Authors: Aida Guhlincozzi*, University of Illinois
Topics: Medical and Health Geography, Ethnicity and Race, Geographic Information Science and Systems
Keywords: Health Geography, Latinxs, health care accessibility, Peter Gould Paper Competition
Session Type: Paper
Start / End Time: 3:05 PM / 4:45 PM
Room: Madison A, Marriott, Mezzanine Level
Presentation File: No File Uploaded
The gap between Latinx population and culturally-matching physicians presents a potentially significant barrier to health care access for this large and growing population group. Latinx’s racial, cultural, and linguistic characteristics, along with their socio-economic behaviors, are changing the landscape of healthcare needs and interactions in both cities and nonmetropolitan areas.
This paper examines the spatial mismatch of Latinx physicians and Latinx patients in the United States, particularly those in exurban areas.

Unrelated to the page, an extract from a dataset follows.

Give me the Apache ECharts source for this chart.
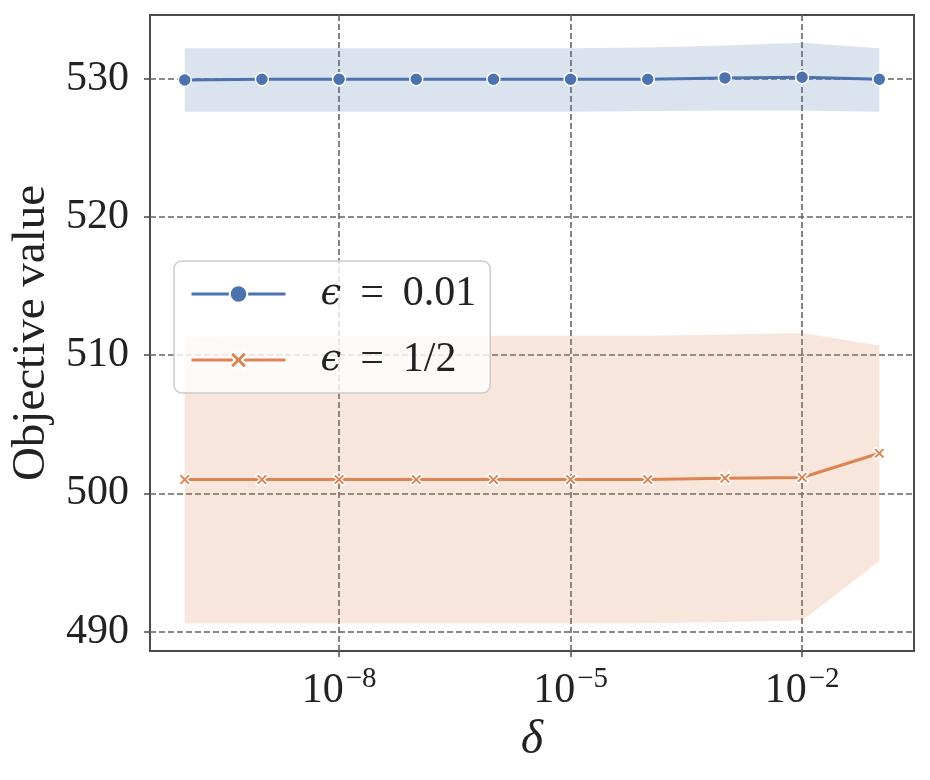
<!DOCTYPE html>
<html>
<head>
<meta charset="utf-8">
<script src="https://cdn.jsdelivr.net/npm/echarts@6/dist/echarts.min.js"></script>
<style>
  html, body { margin: 0; padding: 0; background: #fff; }
  #chart { width: 930px; height: 780px; }
</style>
</head>
<body>
<div id="chart"></div>
<script>
// delta values on the x axis (log scale)
const deltas = [1e-10, 1e-9, 1e-8, 1e-7, 1e-6, 1e-5, 1e-4, 1e-3, 1e-2, 1e-1];

// eps = 0.01
const meanSmall = [529.9, 529.95, 529.95, 529.95, 529.95, 529.95, 529.95, 530.05, 530.1, 529.95];
const lowSmall  = [527.6, 527.6, 527.6, 527.6, 527.6, 527.6, 527.65, 527.7, 527.7, 527.6];
const highSmall = [532.2, 532.2, 532.2, 532.2, 532.2, 532.2, 532.25, 532.4, 532.6, 532.2];

// eps = 1/2
const meanHalf = [501.0, 501.0, 501.0, 501.0, 501.0, 501.0, 501.0, 501.1, 501.15, 502.9];
const lowHalf  = [490.6, 490.6, 490.6, 490.6, 490.6, 490.6, 490.6, 490.7, 490.8, 495.1];
const highHalf = [511.3, 511.4, 511.4, 511.4, 511.4, 511.4, 511.4, 511.5, 511.6, 510.7];

const xTicks = [-8, -5, -2];
const yTicks = [490, 500, 510, 520, 530];

const BLUE = '#4c72b0';
const ORANGE = '#dd8452';
const SERIF = '"Liberation Serif", "DejaVu Serif", serif';
const X_PATH = 'path://M2,0 L5,3 L8,0 L10,2 L7,5 L10,8 L8,10 L5,7 L2,10 L0,8 L3,5 L0,2 Z';

const lx = deltas.map(d => Math.log10(d));

function bandSeries(name, lo, hi, fill) {
  return {
    name: name,
    type: 'custom',
    silent: true,
    z: 1,
    data: lx.map((x, i) => [x, lo[i], hi[i]]),
    renderItem: function (params, api) {
      if (params.dataIndex !== 0) return null;
      const pts = [];
      for (let i = 0; i < lx.length; i++) pts.push(api.coord([lx[i], hi[i]]));
      for (let i = lx.length - 1; i >= 0; i--) pts.push(api.coord([lx[i], lo[i]]));
      return { type: 'polygon', shape: { points: pts }, style: { fill: fill } };
    }
  };
}

function lineSeries(name, vals, color, symbol, size) {
  return {
    name: name,
    type: 'line',
    z: 3,
    data: lx.map((x, i) => [x, vals[i]]),
    symbol: symbol,
    symbolSize: size,
    showSymbol: true,
    lineStyle: { color: color, width: 3 },
    itemStyle: { color: color, borderColor: '#fff', borderWidth: 1.5 },
    emphasis: { disabled: true }
  };
}

const chart = echarts.init(document.getElementById('chart'), null, { renderer: 'canvas' });

chart.setOption({
  animation: false,
  backgroundColor: '#fff',
  grid: {
    left: 150, right: 16, top: 15, bottom: 129,
    outerBoundsMode: 'none',
    containLabel: false,
    show: true, borderColor: '#4a4a4a', borderWidth: 2, backgroundColor: 'transparent'
  },
  xAxis: {
    type: 'value',
    min: -10.45, max: -0.55,
    name: 'δ',
    nameLocation: 'middle',
    nameGap: 60,
    nameTextStyle: { fontFamily: SERIF, fontStyle: 'italic', fontSize: 48, color: '#222' },
    axisLine: { show: false },
    axisTick: { show: true, customValues: xTicks, length: 6, lineStyle: { color: '#4a4a4a', width: 1.5 } },
    axisLabel: {
      customValues: xTicks,
      margin: 14,
      formatter: v => '{b|10}{s|−' + Math.abs(v) + '}',
      rich: {
        b: { fontFamily: SERIF, fontSize: 42, color: '#222' },
        s: { fontFamily: SERIF, fontSize: 29, color: '#222', padding: [0, 0, 22, 2] }
      }
    },
    splitLine: { show: true, lineStyle: { color: '#666', width: 1.6, type: [6, 3] } }
  },
  yAxis: {
    type: 'value',
    min: 488.6, max: 534.6,
    name: 'Objective value',
    nameLocation: 'middle',
    nameGap: 94,
    nameTextStyle: { fontFamily: SERIF, fontSize: 47, color: '#222' },
    axisLine: { show: false },
    axisTick: { show: true, customValues: yTicks, length: 6, lineStyle: { color: '#4a4a4a', width: 1.5 } },
    axisLabel: {
      customValues: yTicks,
      margin: 21,
      fontFamily: SERIF, fontSize: 42, color: '#222'
    },
    splitLine: { show: true, lineStyle: { color: '#666', width: 1.6, type: [6, 3] } }
  },
  legend: {
    data: ['ϵ = 0.01', 'ϵ = 1/2'],
    orient: 'vertical',
    left: 174, top: 261,
    padding: [12, 14, 12, 16],
    itemGap: 24,
    itemWidth: 94,
    itemHeight: 22,
    backgroundColor: 'rgba(255,255,255,0.8)',
    borderColor: '#cccccc',
    borderWidth: 1.5,
    borderRadius: 8,
    selectedMode: false,
    lineStyle: { width: 3 },
    formatter: n => '{e|ϵ}{t|' + n.slice(1).replace(' = ', ' \u2009=\u2009 ') + '}',
    textStyle: {
      padding: [0, 0, 0, 30],
      rich: {
        e: { fontFamily: '"DejaVu Serif", serif', fontStyle: 'italic', fontSize: 37, color: '#222' },
        t: { fontFamily: SERIF, fontSize: 42, color: '#222' }
      }
    }
  },
  series: [
    bandSeries('band-small', lowSmall, highSmall, 'rgba(76,114,176,0.2)'),
    bandSeries('band-half', lowHalf, highHalf, 'rgba(221,132,82,0.2)'),
    lineSeries('ϵ = 0.01', meanSmall, BLUE, 'circle', 13),
    lineSeries('ϵ = 1/2', meanHalf, ORANGE, X_PATH, 12)
  ]
});
</script>
</body>
</html>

Spatial mismatch is defined here as the (mis)placement of health care services which serve the needs of specific population groups. The paper employs a framework, based in intersectionality concepts and research from health geography and Latinx Studies, asserting that ethnic and immigrant groups have unique health care interests apart from the majority population. Such interests include the need to visit physicians who are culturally- and linguistically-matching, while obtaining high-quality, low-cost care, along with concerns about visibility and citizenship.
To identify spatial mismatch, this paper surveyed 32 Latinx adults living in an exurban suburb of Chicago, Illinois about their health care experiences. In addition, I estimated travel times for Latinx residents to all nearby Spanish language service-providing physicians in the selected community and in two other Chicago suburbs that experienced rapid recent growth in Latinx population.
Results showed the highest travel times to Spanish-language physicians, for Latinx residents in the suburb located farthest from Chicago. Many respondents also identified resource barriers including lack of insurance, high costs, and a lack of options in public transportation.